(Charts and diagrams as code)
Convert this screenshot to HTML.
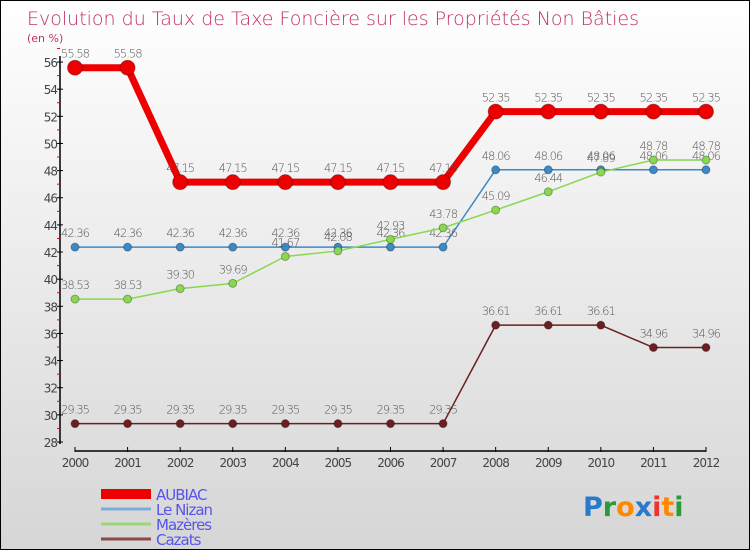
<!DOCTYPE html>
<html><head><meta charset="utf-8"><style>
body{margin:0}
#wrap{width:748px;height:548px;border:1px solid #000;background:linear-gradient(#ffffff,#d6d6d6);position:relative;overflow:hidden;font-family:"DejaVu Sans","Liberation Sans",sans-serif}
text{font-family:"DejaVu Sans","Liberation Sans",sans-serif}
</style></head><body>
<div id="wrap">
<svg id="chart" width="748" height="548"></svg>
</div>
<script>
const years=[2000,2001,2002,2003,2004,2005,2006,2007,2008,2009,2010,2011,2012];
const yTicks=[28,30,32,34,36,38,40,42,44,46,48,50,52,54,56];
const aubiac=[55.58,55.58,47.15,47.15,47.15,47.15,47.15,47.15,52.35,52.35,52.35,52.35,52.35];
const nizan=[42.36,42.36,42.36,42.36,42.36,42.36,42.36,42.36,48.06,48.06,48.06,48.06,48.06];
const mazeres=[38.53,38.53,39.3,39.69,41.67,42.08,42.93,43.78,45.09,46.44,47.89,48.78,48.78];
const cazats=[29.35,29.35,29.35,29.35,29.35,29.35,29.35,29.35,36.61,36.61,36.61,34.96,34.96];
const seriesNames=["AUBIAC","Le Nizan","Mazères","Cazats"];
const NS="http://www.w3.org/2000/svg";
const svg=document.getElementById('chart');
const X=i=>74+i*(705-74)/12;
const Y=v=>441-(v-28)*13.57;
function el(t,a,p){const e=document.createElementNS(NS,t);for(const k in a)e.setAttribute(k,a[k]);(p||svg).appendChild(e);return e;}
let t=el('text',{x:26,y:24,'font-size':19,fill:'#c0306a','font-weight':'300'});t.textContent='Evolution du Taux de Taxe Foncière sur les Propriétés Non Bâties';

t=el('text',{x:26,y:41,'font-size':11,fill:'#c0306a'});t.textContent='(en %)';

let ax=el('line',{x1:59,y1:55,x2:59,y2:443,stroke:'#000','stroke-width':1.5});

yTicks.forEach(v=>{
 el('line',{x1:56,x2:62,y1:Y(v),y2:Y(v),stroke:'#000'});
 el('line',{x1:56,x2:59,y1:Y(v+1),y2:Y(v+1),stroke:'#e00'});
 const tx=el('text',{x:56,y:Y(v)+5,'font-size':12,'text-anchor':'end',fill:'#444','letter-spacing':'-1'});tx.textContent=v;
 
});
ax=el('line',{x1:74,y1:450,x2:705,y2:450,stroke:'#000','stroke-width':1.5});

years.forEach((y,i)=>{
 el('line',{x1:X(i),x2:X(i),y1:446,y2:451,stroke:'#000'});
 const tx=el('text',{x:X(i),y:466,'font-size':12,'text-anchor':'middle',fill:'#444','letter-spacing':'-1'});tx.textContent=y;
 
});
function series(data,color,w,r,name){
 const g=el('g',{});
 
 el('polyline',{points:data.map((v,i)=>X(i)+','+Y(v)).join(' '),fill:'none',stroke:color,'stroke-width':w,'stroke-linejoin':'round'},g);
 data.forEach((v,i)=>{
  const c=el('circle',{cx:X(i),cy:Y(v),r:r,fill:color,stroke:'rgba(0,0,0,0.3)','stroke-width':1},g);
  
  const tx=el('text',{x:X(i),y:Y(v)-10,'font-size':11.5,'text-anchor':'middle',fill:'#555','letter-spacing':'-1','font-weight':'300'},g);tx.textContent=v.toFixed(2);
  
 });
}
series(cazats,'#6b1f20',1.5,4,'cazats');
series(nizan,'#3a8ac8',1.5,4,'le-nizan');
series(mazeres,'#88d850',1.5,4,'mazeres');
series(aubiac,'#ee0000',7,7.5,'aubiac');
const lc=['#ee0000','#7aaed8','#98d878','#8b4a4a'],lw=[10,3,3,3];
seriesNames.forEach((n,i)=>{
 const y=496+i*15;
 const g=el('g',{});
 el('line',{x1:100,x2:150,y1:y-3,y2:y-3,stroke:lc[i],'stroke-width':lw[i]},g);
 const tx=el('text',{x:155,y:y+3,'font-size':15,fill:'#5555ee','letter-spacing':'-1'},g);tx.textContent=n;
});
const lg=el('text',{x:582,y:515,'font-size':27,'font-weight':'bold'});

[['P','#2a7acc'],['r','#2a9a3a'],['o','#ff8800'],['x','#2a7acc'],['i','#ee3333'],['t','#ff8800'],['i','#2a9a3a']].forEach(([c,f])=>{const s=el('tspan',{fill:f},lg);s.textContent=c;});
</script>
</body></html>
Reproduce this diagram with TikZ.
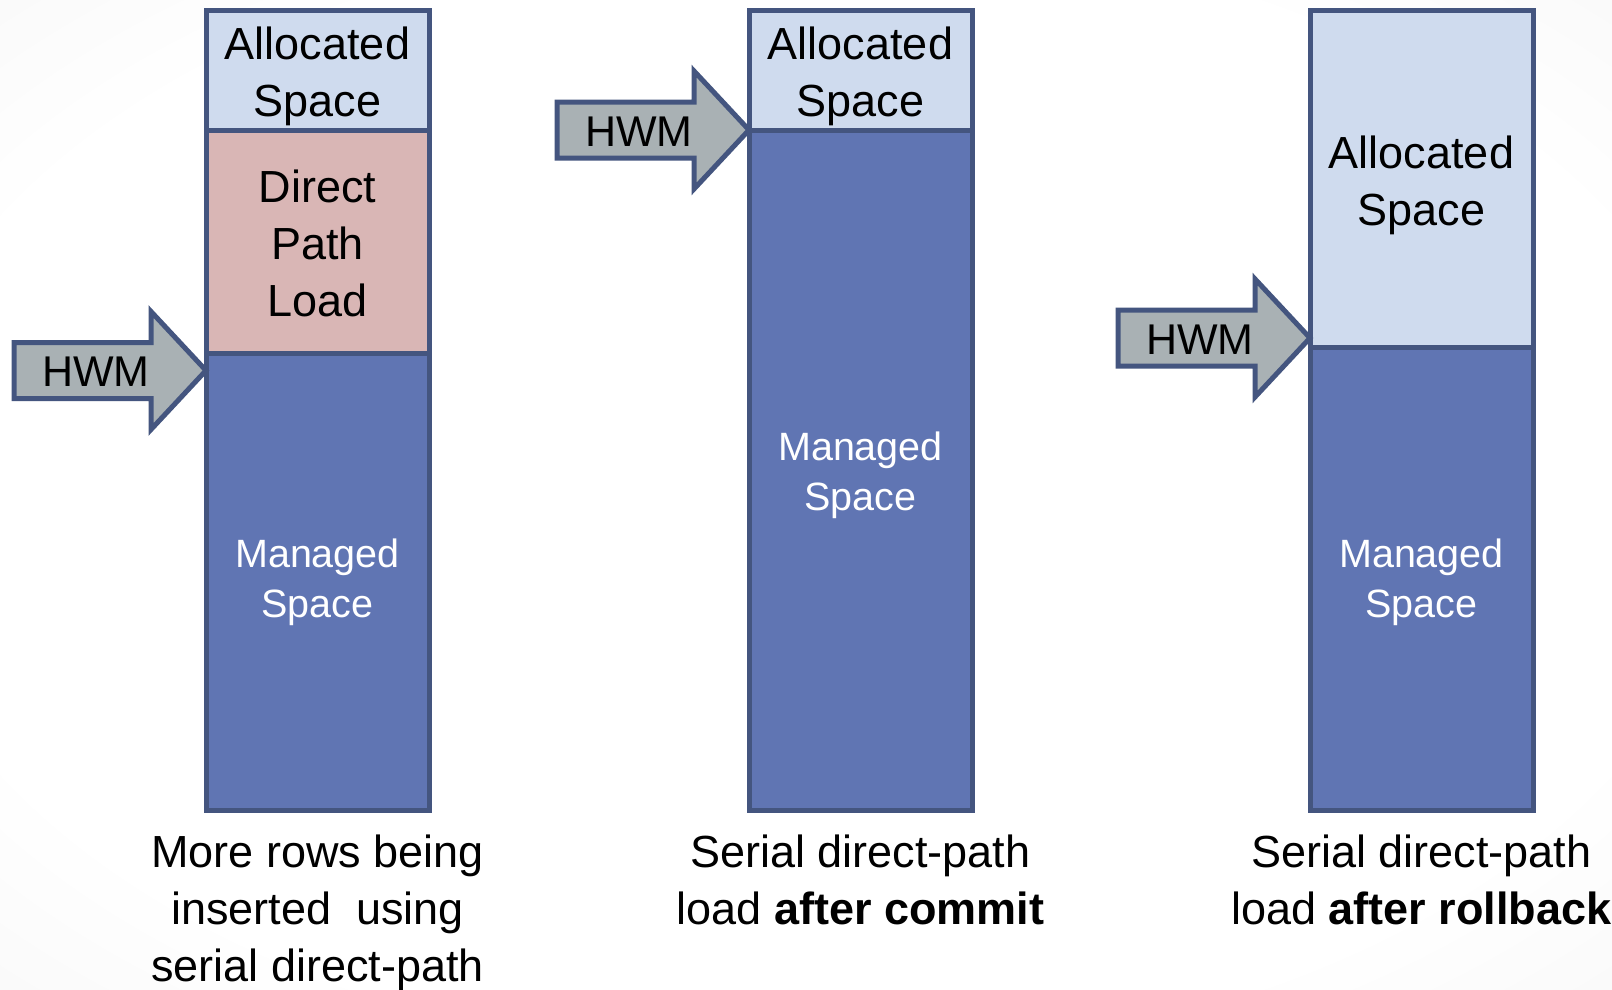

**To be done:** Give back the whole listing as it stands, minus its pictures.

**Exercise answer:**
Convert this screenshot to HTML.
<!DOCTYPE html>
<html><head><meta charset="utf-8"><style>
body{margin:0}
#wrap{width:748px;height:548px;border:1px solid #000;background:linear-gradient(#ffffff,#d6d6d6);position:relative;overflow:hidden;font-family:"DejaVu Sans","Liberation Sans",sans-serif}
text{font-family:"DejaVu Sans","Liberation Sans",sans-serif}
</style></head><body>
<div id="wrap">
<svg id="chart" width="748" height="548"></svg>
</div>
<script>
const years=[2000,2001,2002,2003,2004,2005,2006,2007,2008,2009,2010,2011,2012];
const yTicks=[28,30,32,34,36,38,40,42,44,46,48,50,52,54,56];
const aubiac=[55.58,55.58,47.15,47.15,47.15,47.15,47.15,47.15,52.35,52.35,52.35,52.35,52.35];
const nizan=[42.36,42.36,42.36,42.36,42.36,42.36,42.36,42.36,48.06,48.06,48.06,48.06,48.06];
const mazeres=[38.53,38.53,39.3,39.69,41.67,42.08,42.93,43.78,45.09,46.44,47.89,48.78,48.78];
const cazats=[29.35,29.35,29.35,29.35,29.35,29.35,29.35,29.35,36.61,36.61,36.61,34.96,34.96];
const seriesNames=["AUBIAC","Le Nizan","Mazères","Cazats"];
const NS="http://www.w3.org/2000/svg";
const svg=document.getElementById('chart');
const X=i=>74+i*(705-74)/12;
const Y=v=>441-(v-28)*13.57;
function el(t,a,p){const e=document.createElementNS(NS,t);for(const k in a)e.setAttribute(k,a[k]);(p||svg).appendChild(e);return e;}
let t=el('text',{x:26,y:24,'font-size':19,fill:'#c0306a','font-weight':'300'});t.textContent='Evolution du Taux de Taxe Foncière sur les Propriétés Non Bâties';

t=el('text',{x:26,y:41,'font-size':11,fill:'#c0306a'});t.textContent='(en %)';

let ax=el('line',{x1:59,y1:55,x2:59,y2:443,stroke:'#000','stroke-width':1.5});

yTicks.forEach(v=>{
 el('line',{x1:56,x2:62,y1:Y(v),y2:Y(v),stroke:'#000'});
 el('line',{x1:56,x2:59,y1:Y(v+1),y2:Y(v+1),stroke:'#e00'});
 const tx=el('text',{x:56,y:Y(v)+5,'font-size':12,'text-anchor':'end',fill:'#444','letter-spacing':'-1'});tx.textContent=v;
 
});
ax=el('line',{x1:74,y1:450,x2:705,y2:450,stroke:'#000','stroke-width':1.5});

years.forEach((y,i)=>{
 el('line',{x1:X(i),x2:X(i),y1:446,y2:451,stroke:'#000'});
 const tx=el('text',{x:X(i),y:466,'font-size':12,'text-anchor':'middle',fill:'#444','letter-spacing':'-1'});tx.textContent=y;
 
});
function series(data,color,w,r,name){
 const g=el('g',{});
 
 el('polyline',{points:data.map((v,i)=>X(i)+','+Y(v)).join(' '),fill:'none',stroke:color,'stroke-width':w,'stroke-linejoin':'round'},g);
 data.forEach((v,i)=>{
  const c=el('circle',{cx:X(i),cy:Y(v),r:r,fill:color,stroke:'rgba(0,0,0,0.3)','stroke-width':1},g);
  
  const tx=el('text',{x:X(i),y:Y(v)-10,'font-size':11.5,'text-anchor':'middle',fill:'#555','letter-spacing':'-1','font-weight':'300'},g);tx.textContent=v.toFixed(2);
  
 });
}
series(cazats,'#6b1f20',1.5,4,'cazats');
series(nizan,'#3a8ac8',1.5,4,'le-nizan');
series(mazeres,'#88d850',1.5,4,'mazeres');
series(aubiac,'#ee0000',7,7.5,'aubiac');
const lc=['#ee0000','#7aaed8','#98d878','#8b4a4a'],lw=[10,3,3,3];
seriesNames.forEach((n,i)=>{
 const y=496+i*15;
 const g=el('g',{});
 el('line',{x1:100,x2:150,y1:y-3,y2:y-3,stroke:lc[i],'stroke-width':lw[i]},g);
 const tx=el('text',{x:155,y:y+3,'font-size':15,fill:'#5555ee','letter-spacing':'-1'},g);tx.textContent=n;
});
const lg=el('text',{x:582,y:515,'font-size':27,'font-weight':'bold'});

[['P','#2a7acc'],['r','#2a9a3a'],['o','#ff8800'],['x','#2a7acc'],['i','#ee3333'],['t','#ff8800'],['i','#2a9a3a']].forEach(([c,f])=>{const s=el('tspan',{fill:f},lg);s.textContent=c;});
</script>
</body></html>
Reproduce this diagram with TikZ.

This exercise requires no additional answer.